Directions. The lines from the top of the material below through the line containing "const seriesNames = ['ACO', 'BCO'];" are to be printed exactly, with pictures omitted.

───── Dataset excerpt ─────

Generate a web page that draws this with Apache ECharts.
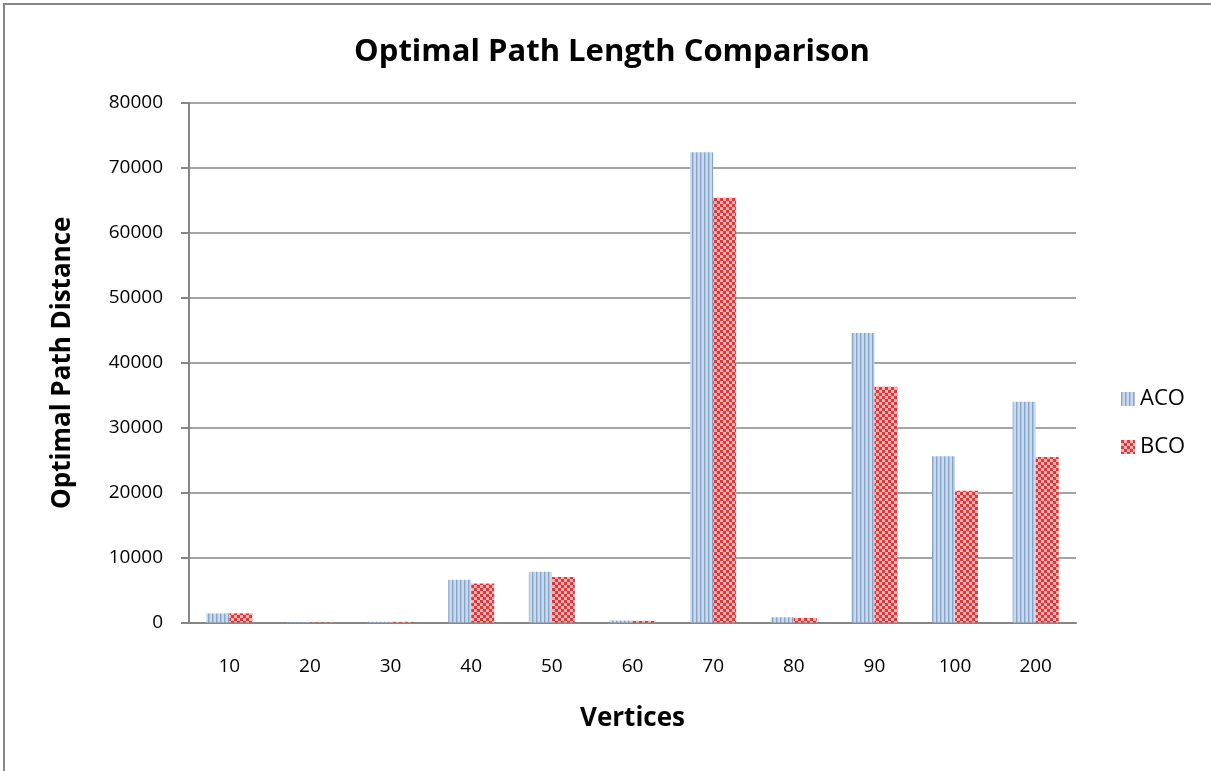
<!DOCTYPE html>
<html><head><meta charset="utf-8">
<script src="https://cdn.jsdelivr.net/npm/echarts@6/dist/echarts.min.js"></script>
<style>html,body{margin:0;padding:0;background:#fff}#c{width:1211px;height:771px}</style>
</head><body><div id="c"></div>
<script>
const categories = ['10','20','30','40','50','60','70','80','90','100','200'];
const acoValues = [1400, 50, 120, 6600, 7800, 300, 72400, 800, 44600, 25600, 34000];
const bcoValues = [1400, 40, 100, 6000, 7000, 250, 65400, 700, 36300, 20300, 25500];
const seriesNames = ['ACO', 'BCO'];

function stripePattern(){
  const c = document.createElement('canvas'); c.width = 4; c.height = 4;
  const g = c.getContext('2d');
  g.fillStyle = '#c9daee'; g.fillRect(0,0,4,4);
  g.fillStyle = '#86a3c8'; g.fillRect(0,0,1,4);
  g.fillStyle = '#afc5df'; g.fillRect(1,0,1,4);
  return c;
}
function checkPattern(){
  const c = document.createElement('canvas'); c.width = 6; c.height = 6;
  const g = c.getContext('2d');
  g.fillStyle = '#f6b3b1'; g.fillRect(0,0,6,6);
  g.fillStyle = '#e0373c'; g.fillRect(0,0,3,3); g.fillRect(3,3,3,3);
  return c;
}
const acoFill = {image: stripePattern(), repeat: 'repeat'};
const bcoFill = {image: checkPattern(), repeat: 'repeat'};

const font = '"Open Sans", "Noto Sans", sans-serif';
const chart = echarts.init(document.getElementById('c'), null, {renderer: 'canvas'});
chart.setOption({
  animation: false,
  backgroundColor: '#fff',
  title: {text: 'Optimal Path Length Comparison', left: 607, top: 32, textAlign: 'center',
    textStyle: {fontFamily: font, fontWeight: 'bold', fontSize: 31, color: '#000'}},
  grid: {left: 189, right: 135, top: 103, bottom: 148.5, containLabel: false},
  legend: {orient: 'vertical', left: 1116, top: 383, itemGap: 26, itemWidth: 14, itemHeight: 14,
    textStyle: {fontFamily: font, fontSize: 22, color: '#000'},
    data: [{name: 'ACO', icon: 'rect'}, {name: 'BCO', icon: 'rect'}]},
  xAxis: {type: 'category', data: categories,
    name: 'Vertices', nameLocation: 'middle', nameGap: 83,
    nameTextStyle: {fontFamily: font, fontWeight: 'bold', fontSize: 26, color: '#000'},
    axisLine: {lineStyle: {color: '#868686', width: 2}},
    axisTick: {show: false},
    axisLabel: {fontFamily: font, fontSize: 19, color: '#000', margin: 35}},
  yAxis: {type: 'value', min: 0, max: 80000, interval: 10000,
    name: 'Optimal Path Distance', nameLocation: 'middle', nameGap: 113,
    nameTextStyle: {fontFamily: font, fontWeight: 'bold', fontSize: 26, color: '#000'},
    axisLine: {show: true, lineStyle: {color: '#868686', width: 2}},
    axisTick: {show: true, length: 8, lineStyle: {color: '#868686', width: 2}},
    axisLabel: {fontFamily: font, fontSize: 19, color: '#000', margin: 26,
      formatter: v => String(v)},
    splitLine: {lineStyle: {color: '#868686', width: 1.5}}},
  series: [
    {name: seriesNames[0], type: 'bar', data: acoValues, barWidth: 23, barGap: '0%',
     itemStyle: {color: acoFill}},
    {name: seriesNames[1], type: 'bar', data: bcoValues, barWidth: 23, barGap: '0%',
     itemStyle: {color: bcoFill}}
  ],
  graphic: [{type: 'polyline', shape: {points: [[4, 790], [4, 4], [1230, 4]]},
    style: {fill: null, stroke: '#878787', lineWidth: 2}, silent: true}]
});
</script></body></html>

─────

Task solution.
Generate a web page that draws this with Apache ECharts.
<!DOCTYPE html>
<html><head><meta charset="utf-8">
<script src="https://cdn.jsdelivr.net/npm/echarts@6/dist/echarts.min.js"></script>
<style>html,body{margin:0;padding:0;background:#fff}#c{width:1211px;height:771px}</style>
</head><body><div id="c"></div>
<script>
const categories = ['10','20','30','40','50','60','70','80','90','100','200'];
const acoValues = [1400, 50, 120, 6600, 7800, 300, 72400, 800, 44600, 25600, 34000];
const bcoValues = [1400, 40, 100, 6000, 7000, 250, 65400, 700, 36300, 20300, 25500];
const seriesNames = ['ACO', 'BCO'];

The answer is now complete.